Coaches often turn into mentors when they see that either great ability or great determination is present in a player. If a player has great ability, a good coach becomes a mentor to help his player continue to work hard and to not solely rely on that ability. He or she encourages that player to push as if they had no ability at all, and they exalt their star player to develop work habits that will amplify that ability to the max. Coaches also become valuable mentors when third parties seek to exploit their star player. A coach/mentor will advise the player on how to navigate potentially shark-infested waters because they genuinely have the athlete’s best interest at heart.
Teachers, naturally, act as mentors from the word “go.” Students – especially young ones – look to them as surrogate parents almost immediately after the classroom door closes for the first time. A teacher must evaluate and mentor each child in his or her class, like it or not. If anything positive is to be achieved, the student must trust and accept the guidance of that teacher hook, line, and sinker.
Based on this comparison, my choice for the G.O.A.T. mentor is the teacher. While coaches only mentor while involved in athletics, a teacher must mentor his or her pupils in all aspects of life: socially, academically, and far, too often, even in the familial sense.

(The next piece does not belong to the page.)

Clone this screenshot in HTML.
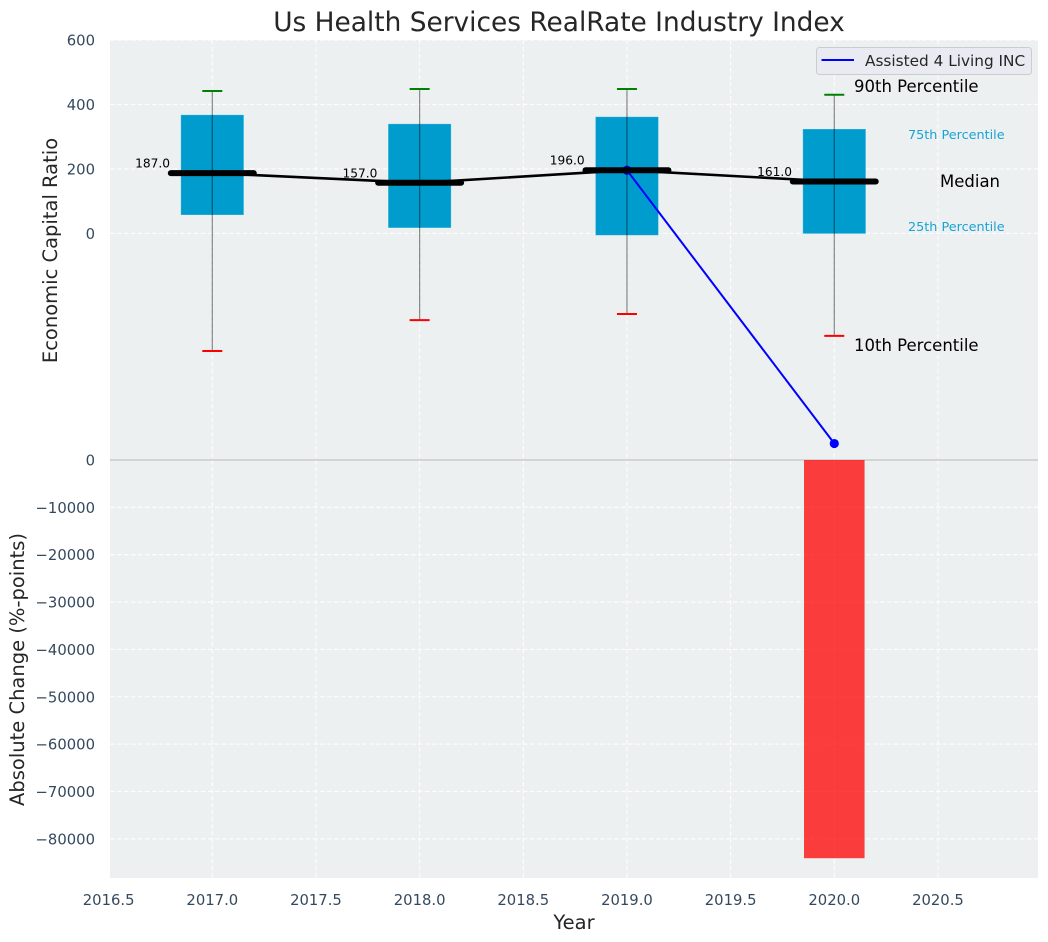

Teachers not only persevere through the drudgery of making tedious lesson plans, grading infinite numbers of papers, and maintaining their composure through parent teacher conferences, they have to find new ways to inspire and motivate. They have to mediate and perform beyond the norm just to maintain the status quo. A good teacher is a magician, a social worker, and a rabbi all wrapped into one. They see talent and potential when others have long ago given up, and they consistently find innovative ways to bring that talent out of even the most stubborn of students.